What to work on: Will you give the material below again, every line exactly as it is?

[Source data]
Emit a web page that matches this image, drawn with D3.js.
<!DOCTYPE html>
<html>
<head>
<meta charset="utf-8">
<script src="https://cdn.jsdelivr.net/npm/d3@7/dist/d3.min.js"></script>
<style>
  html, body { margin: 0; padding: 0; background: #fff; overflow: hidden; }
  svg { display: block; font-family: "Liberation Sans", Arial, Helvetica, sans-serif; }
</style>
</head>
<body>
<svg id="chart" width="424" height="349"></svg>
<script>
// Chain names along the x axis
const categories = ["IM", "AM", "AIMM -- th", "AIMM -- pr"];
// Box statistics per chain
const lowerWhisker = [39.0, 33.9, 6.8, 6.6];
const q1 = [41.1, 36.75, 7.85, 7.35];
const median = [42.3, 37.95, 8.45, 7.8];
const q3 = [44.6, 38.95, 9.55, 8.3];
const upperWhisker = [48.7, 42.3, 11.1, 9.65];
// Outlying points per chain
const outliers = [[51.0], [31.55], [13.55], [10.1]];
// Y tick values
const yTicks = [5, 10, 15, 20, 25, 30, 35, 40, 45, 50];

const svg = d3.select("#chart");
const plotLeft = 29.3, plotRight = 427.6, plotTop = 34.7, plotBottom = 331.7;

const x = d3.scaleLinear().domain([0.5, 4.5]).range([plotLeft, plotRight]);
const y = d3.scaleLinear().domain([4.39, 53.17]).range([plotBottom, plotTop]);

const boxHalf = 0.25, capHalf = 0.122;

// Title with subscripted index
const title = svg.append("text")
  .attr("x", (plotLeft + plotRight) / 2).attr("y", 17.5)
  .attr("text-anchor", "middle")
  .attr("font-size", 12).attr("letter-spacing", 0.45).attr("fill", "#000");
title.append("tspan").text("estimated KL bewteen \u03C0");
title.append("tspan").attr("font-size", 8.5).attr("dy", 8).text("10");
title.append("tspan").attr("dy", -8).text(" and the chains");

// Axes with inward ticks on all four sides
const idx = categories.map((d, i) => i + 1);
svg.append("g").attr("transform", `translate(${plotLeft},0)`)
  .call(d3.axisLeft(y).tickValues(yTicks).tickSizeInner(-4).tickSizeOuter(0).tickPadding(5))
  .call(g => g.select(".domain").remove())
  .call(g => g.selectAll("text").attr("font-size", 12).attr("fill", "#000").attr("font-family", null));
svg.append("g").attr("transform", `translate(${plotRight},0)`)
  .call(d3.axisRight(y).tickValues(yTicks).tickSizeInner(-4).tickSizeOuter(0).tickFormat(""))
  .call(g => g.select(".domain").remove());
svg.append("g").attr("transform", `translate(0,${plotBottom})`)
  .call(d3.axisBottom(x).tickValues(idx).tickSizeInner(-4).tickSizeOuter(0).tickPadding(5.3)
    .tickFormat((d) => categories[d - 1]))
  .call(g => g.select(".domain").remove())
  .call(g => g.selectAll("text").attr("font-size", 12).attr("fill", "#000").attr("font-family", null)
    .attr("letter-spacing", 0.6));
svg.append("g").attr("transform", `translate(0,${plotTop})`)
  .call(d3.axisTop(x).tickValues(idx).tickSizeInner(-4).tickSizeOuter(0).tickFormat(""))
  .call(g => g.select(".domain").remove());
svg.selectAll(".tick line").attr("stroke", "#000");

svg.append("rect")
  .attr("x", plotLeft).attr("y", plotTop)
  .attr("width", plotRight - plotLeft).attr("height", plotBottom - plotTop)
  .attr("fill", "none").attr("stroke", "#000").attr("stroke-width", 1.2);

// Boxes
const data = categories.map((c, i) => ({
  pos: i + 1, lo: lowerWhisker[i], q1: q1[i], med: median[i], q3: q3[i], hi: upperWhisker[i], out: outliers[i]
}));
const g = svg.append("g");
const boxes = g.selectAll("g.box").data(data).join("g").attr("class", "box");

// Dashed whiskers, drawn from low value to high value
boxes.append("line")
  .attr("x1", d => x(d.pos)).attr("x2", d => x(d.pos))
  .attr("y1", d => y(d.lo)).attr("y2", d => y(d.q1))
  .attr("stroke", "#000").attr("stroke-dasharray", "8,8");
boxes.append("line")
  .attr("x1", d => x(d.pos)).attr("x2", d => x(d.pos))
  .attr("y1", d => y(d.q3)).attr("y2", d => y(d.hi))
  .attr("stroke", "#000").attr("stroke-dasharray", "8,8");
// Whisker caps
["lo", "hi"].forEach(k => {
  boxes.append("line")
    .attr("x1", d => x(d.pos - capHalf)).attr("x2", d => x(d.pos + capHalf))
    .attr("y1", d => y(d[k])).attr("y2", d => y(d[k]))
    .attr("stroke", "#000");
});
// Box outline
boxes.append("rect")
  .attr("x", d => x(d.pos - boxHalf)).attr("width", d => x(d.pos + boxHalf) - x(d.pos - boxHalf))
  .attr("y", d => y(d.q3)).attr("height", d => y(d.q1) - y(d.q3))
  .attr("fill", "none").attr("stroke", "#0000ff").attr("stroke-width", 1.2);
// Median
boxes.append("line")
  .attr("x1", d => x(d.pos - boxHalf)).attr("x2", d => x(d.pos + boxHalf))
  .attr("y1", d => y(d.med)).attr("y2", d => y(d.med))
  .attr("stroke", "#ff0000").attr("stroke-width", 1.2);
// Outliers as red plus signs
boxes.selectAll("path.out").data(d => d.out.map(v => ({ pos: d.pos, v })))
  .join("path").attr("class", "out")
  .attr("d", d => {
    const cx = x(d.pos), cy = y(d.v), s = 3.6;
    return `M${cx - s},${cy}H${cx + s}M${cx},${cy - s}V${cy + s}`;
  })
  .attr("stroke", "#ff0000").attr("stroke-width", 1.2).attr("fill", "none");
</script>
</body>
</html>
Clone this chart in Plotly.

Finished task:
Emit a web page that matches this image, drawn with D3.js.
<!DOCTYPE html>
<html>
<head>
<meta charset="utf-8">
<script src="https://cdn.jsdelivr.net/npm/d3@7/dist/d3.min.js"></script>
<style>
  html, body { margin: 0; padding: 0; background: #fff; overflow: hidden; }
  svg { display: block; font-family: "Liberation Sans", Arial, Helvetica, sans-serif; }
</style>
</head>
<body>
<svg id="chart" width="424" height="349"></svg>
<script>
// Chain names along the x axis
const categories = ["IM", "AM", "AIMM -- th", "AIMM -- pr"];
// Box statistics per chain
const lowerWhisker = [39.0, 33.9, 6.8, 6.6];
const q1 = [41.1, 36.75, 7.85, 7.35];
const median = [42.3, 37.95, 8.45, 7.8];
const q3 = [44.6, 38.95, 9.55, 8.3];
const upperWhisker = [48.7, 42.3, 11.1, 9.65];
// Outlying points per chain
const outliers = [[51.0], [31.55], [13.55], [10.1]];
// Y tick values
const yTicks = [5, 10, 15, 20, 25, 30, 35, 40, 45, 50];

const svg = d3.select("#chart");
const plotLeft = 29.3, plotRight = 427.6, plotTop = 34.7, plotBottom = 331.7;

const x = d3.scaleLinear().domain([0.5, 4.5]).range([plotLeft, plotRight]);
const y = d3.scaleLinear().domain([4.39, 53.17]).range([plotBottom, plotTop]);

const boxHalf = 0.25, capHalf = 0.122;

// Title with subscripted index
const title = svg.append("text")
  .attr("x", (plotLeft + plotRight) / 2).attr("y", 17.5)
  .attr("text-anchor", "middle")
  .attr("font-size", 12).attr("letter-spacing", 0.45).attr("fill", "#000");
title.append("tspan").text("estimated KL bewteen \u03C0");
title.append("tspan").attr("font-size", 8.5).attr("dy", 8).text("10");
title.append("tspan").attr("dy", -8).text(" and the chains");

// Axes with inward ticks on all four sides
const idx = categories.map((d, i) => i + 1);
svg.append("g").attr("transform", `translate(${plotLeft},0)`)
  .call(d3.axisLeft(y).tickValues(yTicks).tickSizeInner(-4).tickSizeOuter(0).tickPadding(5))
  .call(g => g.select(".domain").remove())
  .call(g => g.selectAll("text").attr("font-size", 12).attr("fill", "#000").attr("font-family", null));
svg.append("g").attr("transform", `translate(${plotRight},0)`)
  .call(d3.axisRight(y).tickValues(yTicks).tickSizeInner(-4).tickSizeOuter(0).tickFormat(""))
  .call(g => g.select(".domain").remove());
svg.append("g").attr("transform", `translate(0,${plotBottom})`)
  .call(d3.axisBottom(x).tickValues(idx).tickSizeInner(-4).tickSizeOuter(0).tickPadding(5.3)
    .tickFormat((d) => categories[d - 1]))
  .call(g => g.select(".domain").remove())
  .call(g => g.selectAll("text").attr("font-size", 12).attr("fill", "#000").attr("font-family", null)
    .attr("letter-spacing", 0.6));
svg.append("g").attr("transform", `translate(0,${plotTop})`)
  .call(d3.axisTop(x).tickValues(idx).tickSizeInner(-4).tickSizeOuter(0).tickFormat(""))
  .call(g => g.select(".domain").remove());
svg.selectAll(".tick line").attr("stroke", "#000");

svg.append("rect")
  .attr("x", plotLeft).attr("y", plotTop)
  .attr("width", plotRight - plotLeft).attr("height", plotBottom - plotTop)
  .attr("fill", "none").attr("stroke", "#000").attr("stroke-width", 1.2);

// Boxes
const data = categories.map((c, i) => ({
  pos: i + 1, lo: lowerWhisker[i], q1: q1[i], med: median[i], q3: q3[i], hi: upperWhisker[i], out: outliers[i]
}));
const g = svg.append("g");
const boxes = g.selectAll("g.box").data(data).join("g").attr("class", "box");

// Dashed whiskers, drawn from low value to high value
boxes.append("line")
  .attr("x1", d => x(d.pos)).attr("x2", d => x(d.pos))
  .attr("y1", d => y(d.lo)).attr("y2", d => y(d.q1))
  .attr("stroke", "#000").attr("stroke-dasharray", "8,8");
boxes.append("line")
  .attr("x1", d => x(d.pos)).attr("x2", d => x(d.pos))
  .attr("y1", d => y(d.q3)).attr("y2", d => y(d.hi))
  .attr("stroke", "#000").attr("stroke-dasharray", "8,8");
// Whisker caps
["lo", "hi"].forEach(k => {
  boxes.append("line")
    .attr("x1", d => x(d.pos - capHalf)).attr("x2", d => x(d.pos + capHalf))
    .attr("y1", d => y(d[k])).attr("y2", d => y(d[k]))
    .attr("stroke", "#000");
});
// Box outline
boxes.append("rect")
  .attr("x", d => x(d.pos - boxHalf)).attr("width", d => x(d.pos + boxHalf) - x(d.pos - boxHalf))
  .attr("y", d => y(d.q3)).attr("height", d => y(d.q1) - y(d.q3))
  .attr("fill", "none").attr("stroke", "#0000ff").attr("stroke-width", 1.2);
// Median
boxes.append("line")
  .attr("x1", d => x(d.pos - boxHalf)).attr("x2", d => x(d.pos + boxHalf))
  .attr("y1", d => y(d.med)).attr("y2", d => y(d.med))
  .attr("stroke", "#ff0000").attr("stroke-width", 1.2);
// Outliers as red plus signs
boxes.selectAll("path.out").data(d => d.out.map(v => ({ pos: d.pos, v })))
  .join("path").attr("class", "out")
  .attr("d", d => {
    const cx = x(d.pos), cy = y(d.v), s = 3.6;
    return `M${cx - s},${cy}H${cx + s}M${cx},${cy - s}V${cy + s}`;
  })
  .attr("stroke", "#ff0000").attr("stroke-width", 1.2).attr("fill", "none");
</script>
</body>
</html>
Clone this chart in Plotly.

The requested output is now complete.